The world is poised for a new revolution in eScience, eLearning and data-intensive computing. Ensuring that our nation is at the forefront of these critical fields requires more than infrastructure: it requires research investments that will produce the ideas and people that fuel innovation. Hence, research initiatives in broadband innovations (4a, $70 million per year) and DISC/eScience (4b, $70 million per year) are a critical element of this package, and over the first two years, these initiatives represent about 17% of the total cost (including the campus contribution to 1c). The benefits to companies such as Google, Microsoft, and Yahoo!, in new ideas and new manpower, are significant.
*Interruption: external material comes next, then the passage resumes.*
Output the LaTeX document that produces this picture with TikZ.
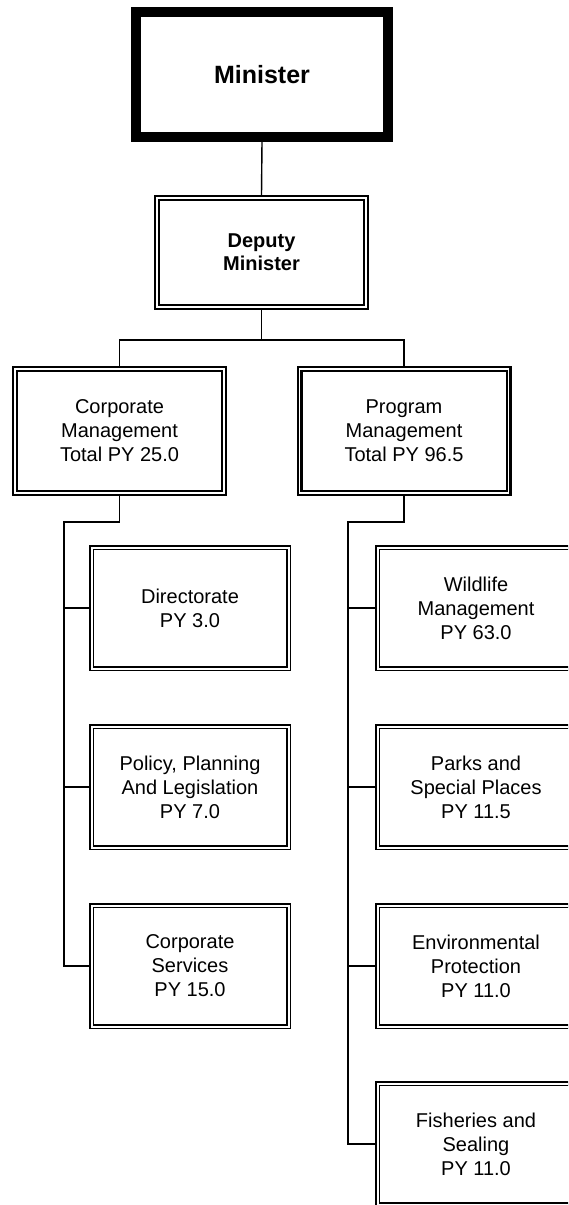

In addition to setting the stage for the next great wave of innovation, this investment in research initiatives will quickly contribute to job creation, with the hiring of approximately 1500-2000 additional graduate students, faculty and staff. A number of additional high-priority high-payoff computing research initiatives are described at

The initiatives described here are vital for our nation’s continued leadership in science and technology. As we enter the new era of eScience, infrastructure that sparks the creativity and training opportunities for a new generation of educated citizens becomes more crucial than ever. In addition to this long-term benefit, the immediate economic benefits of infrastructure deployment will result in new jobs and greater financial security for companies and industry sectors that need it.